### Available data

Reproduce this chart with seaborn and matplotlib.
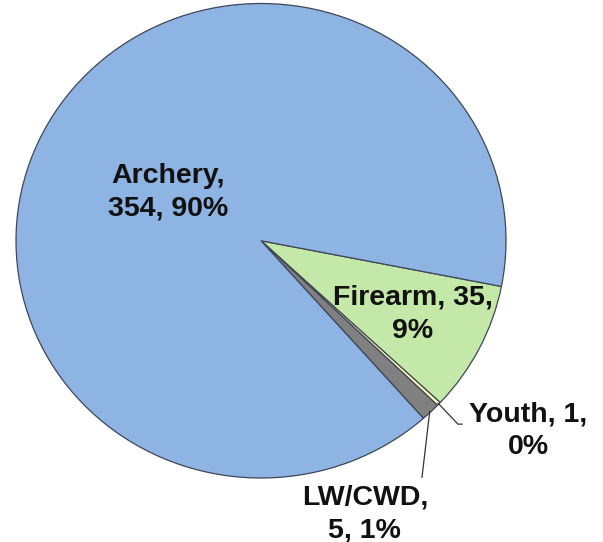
import numpy as np
import matplotlib
matplotlib.use("Agg")
import matplotlib.pyplot as plt
import seaborn as sns

categories = ["Firearm", "Youth", "LW/CWD", "Archery"]
values = [35, 1, 5, 354]
percents = ["9%", "0%", "1%", "90%"]
colors = ["#C4E8A8", "#FFFFB3", "#808080", "#8EB4E3"]

sns.set_theme(style="white")
plt.rcParams["font.family"] = ["Liberation Sans", "DejaVu Sans"]

fig = plt.figure(figsize=(6.03, 5.42), dpi=100)
ax = fig.add_axes([16 / 603, (542 - 478) / 542, 490 / 603, 474.5 / 542])

start = -11.1
wedges, _ = ax.pie(values, colors=colors, startangle=start, counterclock=False,
                   radius=1.0, center=(0, 0),
                   wedgeprops=dict(edgecolor="#3F4657", linewidth=0.9))
ax.set_aspect("auto")
ax.set_xlim(-1, 1)
ax.set_ylim(-1, 1)
ax.axis("off")

fs = 20.5
tkw = dict(ha="center", va="center", fontsize=fs, fontweight="bold", color="#111111",
           linespacing=1.35)
labels = {
    "Archery": (f"Archery,\n{values[3]}, {percents[3]}", (-0.38, 0.205)),
    "Firearm": (f"Firearm, {values[0]},\n{percents[0]}", (0.62, -0.31)),
    "Youth": (f"Youth, {values[1]},\n{percents[1]}", (1.09, -0.80)),
    "LW/CWD": (f"LW/CWD,\n{values[2]}, {percents[2]}", (0.424, -1.15)),
}
for name, (txt, pos) in labels.items():
    ax.text(pos[0], pos[1], txt, clip_on=False, **tkw)

# leader lines from wedge mid-angles
def mid_point(w, r=1.0):
    ang = np.deg2rad((w.theta1 + w.theta2) / 2)
    return r * np.cos(ang), r * np.sin(ang)

yx, yy = mid_point(wedges[1], 0.995)
ax.plot([yx, 0.804, 0.822], [yy, -0.773, -0.773], color="#333333", lw=0.9,
        clip_on=False)
lx, ly = mid_point(wedges[2], 0.995)
ax.plot([lx, 0.657], [ly, -0.998], color="#333333", lw=0.9, clip_on=False)

fig.savefig("out.png", dpi=100, facecolor="white")
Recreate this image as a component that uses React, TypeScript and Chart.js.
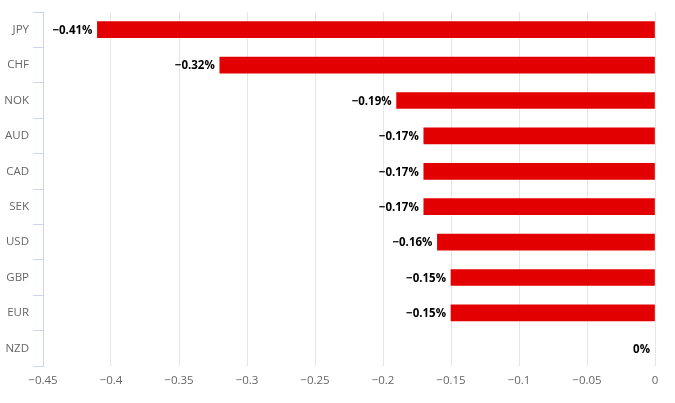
import React, { useEffect, useRef } from "react";
import { Chart, registerables } from "chart.js";

Chart.register(...registerables);

const categories = ["JPY", "CHF", "NOK", "AUD", "CAD", "SEK", "USD", "GBP", "EUR", "NZD"];
const values = [-0.41, -0.32, -0.19, -0.17, -0.17, -0.17, -0.16, -0.15, -0.15, 0];
const xMin = -0.45;
const xMax = 0;
const xStep = 0.05;

const FONT = "'Open Sans', sans-serif";

const fmtNum = (v: number) => {
  const r = Math.round(v * 100) / 100;
  return String(r).replace("-", "\u2212");
};

const labelPlugin = {
  id: "barLabels",
  afterDatasetsDraw(chart: any) {
    const ctx = chart.ctx;
    const meta = chart.getDatasetMeta(0);
    ctx.save();
    ctx.font = `bold 11.5px ${FONT}`;
    ctx.fillStyle = "#000000";
    ctx.textAlign = "right";
    ctx.textBaseline = "middle";
    meta.data.forEach((el: any, i: number) => {
      const v = values[i];
      ctx.fillText(fmtNum(v) + "%", el.x - 5, el.y + 1);
    });
    ctx.restore();
  },
};

export default function App() {
  const ref = useRef<HTMLCanvasElement>(null);
  useEffect(() => {
    if (!ref.current) return;
    const chart = new Chart(ref.current, {
      type: "bar",
      data: {
        labels: categories,
        datasets: [
          {
            data: values,
            backgroundColor: values.map((v) => (v === 0 ? "rgba(0,0,0,0)" : "#e30000")),
            borderWidth: 0,
            barThickness: 16,
          },
        ],
      },
      plugins: [labelPlugin],
      options: {
        indexAxis: "y",
        animation: false,
        responsive: true,
        maintainAspectRatio: false,
        layout: { padding: { top: 12, right: 20, bottom: 0, left: 0 } },
        plugins: {
          legend: { display: false },
          tooltip: { enabled: false },
        },
        scales: {
          x: {
            type: "linear",
            min: xMin,
            max: xMax,
            ticks: {
              stepSize: xStep,
              color: "#666666",
              font: { family: FONT, size: 11.5 },
              padding: 8,
              callback: (v: any) => fmtNum(Number(v)),
            },
            grid: {
              color: (c: any) => (c.index === 0 ? "rgba(0,0,0,0)" : "#e6e6e6"),
              drawTicks: false,
            },
            border: { display: false },
            afterFit: (s: any) => {
              s.height = 37;
            },
          },
          y: {
            type: "category",
            offset: true,
            ticks: {
              color: "#666666",
              font: { family: FONT, size: 11.5 },
              padding: 4,
            },
            grid: {
              offset: true,
              drawOnChartArea: false,
              drawTicks: true,
              tickLength: 10,
              color: "#ccd6eb",
            },
            border: { display: true, color: "#ccd6eb", width: 1 },
            afterFit: (s: any) => {
              s.width = 43;
            },
          },
        },
      },
    });
    return () => chart.destroy();
  }, []);
  return (
    <div style={{ position: "absolute", left: 0, top: 0, width: 675, height: 403, background: "#fff" }}>
      <canvas ref={ref} />
    </div>
  );
}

######

**Directions for this task:**
Among the lines of the material above, how many include the string "matplotlib"? Report only that number.

**Solved problem:**
4